In Europe, the FTSE 100 gained 3.5 per cent, closing 193.9 points higher at 5,689.1, while the FTSE Eurofirst 300 rose 3.1 per cent to close at 1,266. In Asia, Japan’s Nikkei 225 closed up 2.1 per cent while the Hang Seng in Hong Kong rose 6.4 per cent.

The rises followed strong gains on Monday in the US after the revised JPMorgan offer for Bear Stearns. At the close, the S&P index was also up 0.23 per cent -- its earlier gains pared by further evidence the credit crisis risks sending the US economy into a deep recession.

Consumer confidence crumbled to a five-year low in March, and US home prices experienced a record slide in January.

The Conference Board’s confidence index fell from 76.4 in February to a reading of 64.5 this month.

"Consumers' outlook for business conditions, the job market and their income prospects is quite pessimistic and suggests further weakening may be on the horizon," said Lynn Franco of the Conference Board.
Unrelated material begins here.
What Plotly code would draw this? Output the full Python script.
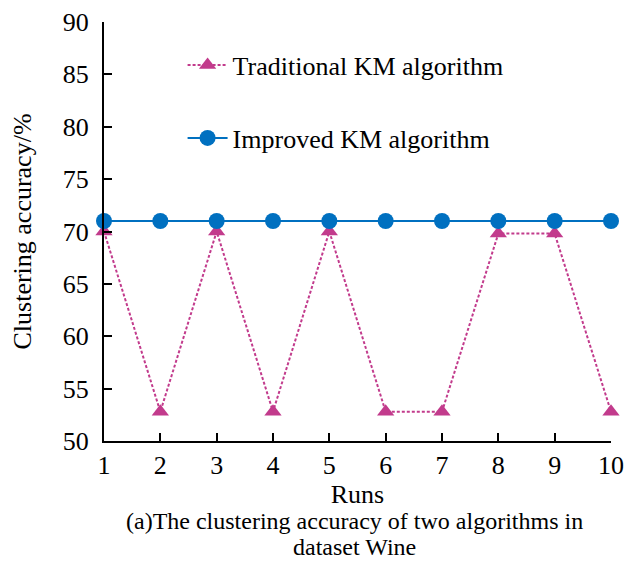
import plotly.graph_objects as go

runs = [1, 2, 3, 4, 5, 6, 7, 8, 9, 10]
traditional = [70.0, 52.8, 70.0, 52.8, 70.0, 52.8, 52.8, 69.8, 69.8, 52.8]
improved = [71.0, 71.0, 71.0, 71.0, 71.0, 71.0, 71.0, 71.0, 71.0, 71.0]
y_ticks = [50, 55, 60, 65, 70, 75, 80, 85, 90]

FONT = "Liberation Serif, Times New Roman, DejaVu Serif, serif"
FS = 26
CAP_FS = 24
fig = go.Figure()
fig.add_trace(go.Scatter(
    x=runs, y=traditional, mode="lines+markers", name="Traditional KM algorithm",
    legendgroup="a",
    line=dict(color="#C23B8C", width=2, dash="3px,2px"),
    marker=dict(symbol="triangle-up", size=15, color="#C23B8C"),
    cliponaxis=False))
fig.add_trace(go.Scatter(
    x=runs, y=improved, mode="lines+markers", name="Improved KM algorithm",
    legendgroup="b",
    line=dict(color="#0070C0", width=2),
    marker=dict(symbol="circle", size=16, color="#0070C0"),
    cliponaxis=False))

fig.update_layout(
    width=624, height=563,
    margin=dict(l=104, r=13, t=22, b=122, autoexpand=False),
    plot_bgcolor="white", paper_bgcolor="white",
    font=dict(family=FONT, size=FS, color="black"),
    showlegend=True,
    legend=dict(x=0.155, y=0.953, xanchor="left", yanchor="top",
                bgcolor="rgba(0,0,0,0)", font=dict(family=FONT, size=FS),
                tracegroupgap=36, itemwidth=40),
    xaxis=dict(range=[1, 10], tickvals=runs, showline=True, linecolor="black",
               linewidth=2, ticks="inside", ticklen=8, tickwidth=2,
               tickcolor="black", showgrid=False, zeroline=False,
               tickfont=dict(family=FONT, size=FS), ticklabelstandoff=0,
               title=dict(text="Runs", font=dict(family=FONT, size=FS), standoff=4)),
    yaxis=dict(range=[50, 90], tickvals=y_ticks, showline=True, linecolor="black",
               linewidth=2, ticks="inside", ticklen=8, tickwidth=2,
               tickcolor="black", showgrid=False, zeroline=False,
               tickfont=dict(family=FONT, size=FS), ticklabelstandoff=8,
               title=dict(text="Clustering accuracy/%", font=dict(family=FONT, size=FS), standoff=24)),
)
fig.add_annotation(
    text="(a)The clustering accuracy of two algorithms in",
    xref="paper", yref="paper", x=0.494, y=-0.191, xanchor="center", yanchor="middle",
    showarrow=False, font=dict(family=FONT, size=CAP_FS))
fig.add_annotation(
    text="dataset Wine",
    xref="paper", yref="paper", x=0.494, y=-0.253, xanchor="center", yanchor="middle",
    showarrow=False, font=dict(family=FONT, size=CAP_FS))
fig.write_html("out.html", config={"displayModeBar": False},
               post_script="document.body.style.margin='0';document.body.style.padding='0';")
Except for a brief period in 2003 when the Iraq war began, the index is at its lowest level since the early 1990s.

The expectations index, which tracks consumers' assessments of future conditions, fell from 58 last month to 47.9 in March, its worst reading since December 1973.

The collapse in US consumer confidence came as the S&P/Case-Shiller Index of US home prices showed a sharp decline in January. Home prices in 20 large cities fell by 10.7 per cent in January compared with the same period last year, a drop that was slightly worse than expected but marked an acceleration compared with a 9.1 per cent fall in December.

The slide in home prices -- the biggest monthly drop on record -- could damp hopes that the US housing market may be close to a bottom. Those hopes were raised on Monday when data showed that sales of previously owned homes rose for the first time in seven months in February.